Interpretive Summary: Semiarid regions are very important for regulating the amount of atmospheric carbon dioxide taken up by the global land surface. However, we lack a detailed understanding of how climate shifts, such as the ongoing decadal-scale drought in the Southwest US, impact the uptake of carbon in semiarid ecosystems and how this response may vary across ecosystems with differing vegetation composition. Therefore, we used measurements of land-atmosphere water and carbon dioxide exchange from the last ten years, and we investigated the response of the ecosystem carbon uptake to changes in water availability in four Southwest US ecosystems varying in relative shrub, tree and grass abundance. We identified a precipitation-induced “pivot point” in the annual carbon balance where the carbon uptake turned from carbon uptake in wet years to carbon loss in dry years. At sites with larger amounts of grass cover, pivot points were closer to the drought-period mean precipitation, suggesting that these grassier ecosystems have more quickly adjusted to the decadal-scale drought than the ecosystems with shrubs. As the climate in Southwest US is expected to become drier in this century, our results suggest that the carbon uptake of ecosystems with more grass and less woody vegetation will adjust quicker to these changes and result in a faster return to carbon sequestration and the mitigation of climate change.

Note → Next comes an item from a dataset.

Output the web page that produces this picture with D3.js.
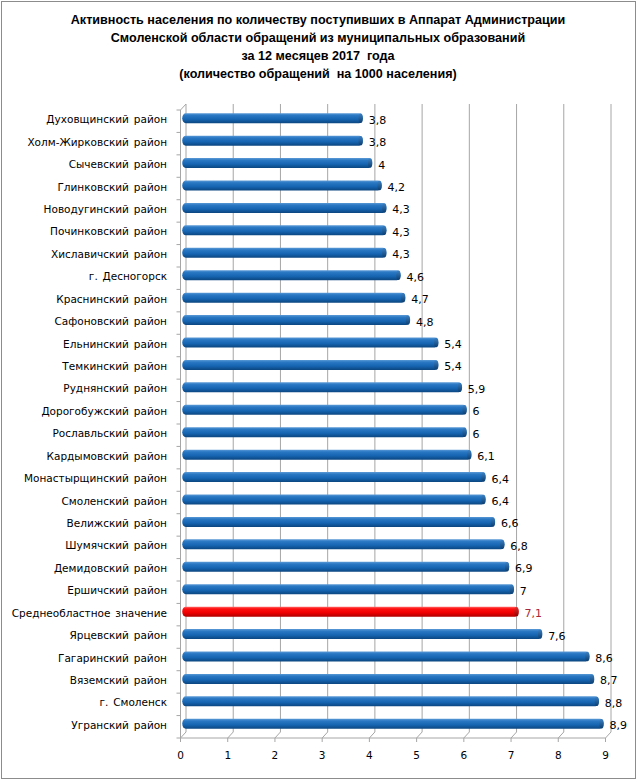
<!DOCTYPE html>
<html><head><meta charset="utf-8">
<script src="https://cdn.jsdelivr.net/npm/d3@7"></script>
<style>body{margin:0;background:#fff}svg{display:block}</style>
</head><body>
<script>
const categories = ["Духовщинский район","Холм-Жирковский район","Сычевский район","Глинковский район","Новодугинский район","Починковский район","Хиславичский район","г. Десногорск","Краснинский район","Сафоновский район","Ельнинский район","Темкинский район","Руднянский район","Дорогобужский район","Рославльский район","Кардымовский район","Монастырщинский район","Смоленский район","Велижский район","Шумячский район","Демидовский район","Ершичский район","Среднеобластное значение","Ярцевский район","Гагаринский район","Вяземский район","г. Смоленск","Угранский район"];
const values = [3.8,3.8,4,4.2,4.3,4.3,4.3,4.6,4.7,4.8,5.4,5.4,5.9,6,6,6.1,6.4,6.4,6.6,6.8,6.9,7,7.1,7.6,8.6,8.7,8.8,8.9];
const valueLabels = ["3,8","3,8","4","4,2","4,3","4,3","4,3","4,6","4,7","4,8","5,4","5,4","5,9","6","6","6,1","6,4","6,4","6,6","6,8","6,9","7","7,1","7,6","8,6","8,7","8,8","8,9"];
const highlight = "Среднеобластное значение";
const xTicks = [0,1,2,3,4,5,6,7,8,9];
const titleLines = ["Активность населения по количеству поступивших в Аппарат Администрации","Смоленской области обращений из муниципальных образований","за 12 месяцев 2017  года","(количество обращений  на 1000 населения)"];

const W = 639, H = 783;
const svg = d3.select("body").append("svg").attr("width", W).attr("height", H);
svg.append("rect").attr("x",1.5).attr("y",1.5).attr("width",634).attr("height",777).attr("fill","#fff").attr("stroke","#8c8c8c").attr("stroke-width",1);

// title
svg.append("g").selectAll("text").data(titleLines).join("text")
  .attr("x", 318).attr("y", (d,i)=>24 + i*18)
  .attr("text-anchor","middle").attr("font-family","Liberation Sans, Arial, sans-serif")
  .attr("font-weight","bold").attr("font-size","12.6px").attr("fill","#000")
  .attr("xml:space","preserve").style("white-space","pre").text(d=>d);

const x = d3.scaleLinear().domain([0,9]).range([180.5, 605.5]);
const y = d3.scaleBand().domain(categories).range([110, 738]);
const DX = 5.5, DY = -6; // depth offset of back wall

const defs = svg.append("defs");
function grad(id, stops){
  const g = defs.append("linearGradient").attr("id",id).attr("x1",0).attr("y1",0).attr("x2",0).attr("y2",1);
  stops.forEach(s=>g.append("stop").attr("offset",s[0]).attr("stop-color",s[1]));
}
grad("gBlue",[[0,"#5b9ad6"],[0.22,"#2a78c4"],[0.6,"#1665b2"],[1,"#0b4680"]]);
grad("gRed",[[0,"#ff6a6a"],[0.22,"#ff1010"],[0.6,"#f00000"],[1,"#b00000"]]);
grad("gBlueCap",[[0,"#3d82c4"],[1,"#0a3d70"]]);
grad("gRedCap",[[0,"#e03030"],[1,"#900000"]]);

const grid = svg.append("g").attr("stroke","#a6a6a6").attr("stroke-width",1).attr("fill","none");
grid.selectAll("line.v").data(xTicks).join("line").attr("class","v")
  .attr("x1", d=>x(d)+DX).attr("x2", d=>x(d)+DX)
  .attr("y1", 110+DY).attr("y2", 738+DY);
grid.selectAll("line.s").data(xTicks).join("line").attr("class","s")
  .attr("x1", d=>x(d)).attr("x2", d=>x(d)+DX)
  .attr("y1", 738).attr("y2", 738+DY);
grid.append("line").attr("x1",x(0)).attr("x2",x(9)).attr("y1",738).attr("y2",738);
grid.append("line").attr("x1",x(0)).attr("x2",x(0)).attr("y1",110).attr("y2",738);
grid.append("line").attr("x1",x(0)).attr("x2",x(0)+DX).attr("y1",110).attr("y2",110+DY);
grid.selectAll("line.t").data(xTicks).join("line").attr("class","t")
  .attr("x1", d=>x(d)).attr("x2", d=>x(d)).attr("y1",738).attr("y2",742);
const bounds = categories.map(c=>y(c)).concat([738]);
grid.selectAll("line.c").data(bounds).join("line").attr("class","c")
  .attr("x1", x(0)-4).attr("x2", x(0)).attr("y1", d=>d).attr("y2", d=>d);

// bars
const bh = 10;
const bars = svg.append("g");
categories.forEach((c,i)=>{
  const v = values[i];
  const red = c===highlight;
  const cy = y(c) + y.bandwidth()/2 + DY/2;
  const x0 = x(0) + DX/2 - 1;
  const x1 = x(v) + DX/2;
  bars.append("rect").attr("x", x0).attr("y", cy-bh/2).attr("width", x1-x0).attr("height", bh)
    .attr("rx",3.5).attr("ry",5).attr("fill", red?"url(#gRed)":"url(#gBlue)");
  bars.append("ellipse").attr("cx", x1-2).attr("cy", cy).attr("rx",2.2).attr("ry",bh/2-0.3)
    .attr("fill", red?"url(#gRedCap)":"url(#gBlueCap)");
});

// value labels
svg.append("g").selectAll("text").data(categories).join("text")
  .attr("x", (c,i)=>x(values[i]) + DX/2 + 6)
  .attr("y", c=>y(c) + y.bandwidth()/2 + DY/2 + 5.5)
  .attr("font-family","DejaVu Sans, Verdana, sans-serif").attr("font-size","11px")
  .attr("fill", c=>c===highlight?"#a8283a":"#000")
  .text((c,i)=>valueLabels[i]);

// category labels
svg.append("g").selectAll("text").data(categories).join("text")
  .attr("x", 167).attr("y", c=>y(c)+y.bandwidth()/2 + 2)
  .attr("text-anchor","end")
  .attr("font-family","DejaVu Sans, Verdana, sans-serif").attr("font-size","10.5px")
  .attr("word-spacing","1.5px")
  .attr("fill","#000").text(c=>c);

// x tick labels
svg.append("g").selectAll("text").data(xTicks).join("text")
  .attr("x", d=>x(d)).attr("y", 759).attr("text-anchor","middle")
  .attr("font-family","DejaVu Sans, Verdana, sans-serif").attr("font-size","10.5px")
  .attr("fill","#000").text(d=>d);
</script>
</body></html>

Technical Abstract: Global-scale studies indicate that semiarid regions strongly regulate the terrestrial carbon sink. However, we lack understanding of how climatic shifts, such as decadal drought, impact carbon sequestration across the wide-range of structural diversity in semiarid ecosystems. Therefore, we used eddy covariance measurements to quantify how net ecosystem production of carbon dioxide (NEP) differed with relative grass and woody plant abundance over the last decade of drought in four southwest US ecosystems. We identified a precipitation “pivot point” in the carbon balance for each ecosystem where annual NEP switched from negative to positive. Ecosystems with greater grass abundance had pivot points closer to the drought-period precipitation than the pre-drought average, making them more likely to be carbon sinks (and a grass-free shrubland, a carbon source) during the current drought. One reason for this is that grasslands supported higher leaf area than shrublands at a given water availability. Higher leaf area was associated with a greater proportion of evapotranspiration being transpiration (T/ET), and therefore with higher ecosystem water use efficiency (GEP/ET). Another reason for the greater carbon sequestration in grasslands could be the larger and more recalcitrant above and below-ground biomass in shrublands, decreasing the rate at which these pools could adjust to the lower productivity during drought. While water availability is recognized as the primary driver of semiarid NEP, our findings illustrate that structural differences contribute to the speed at which ecosystem carbon cycling adjusts to climatic shifts.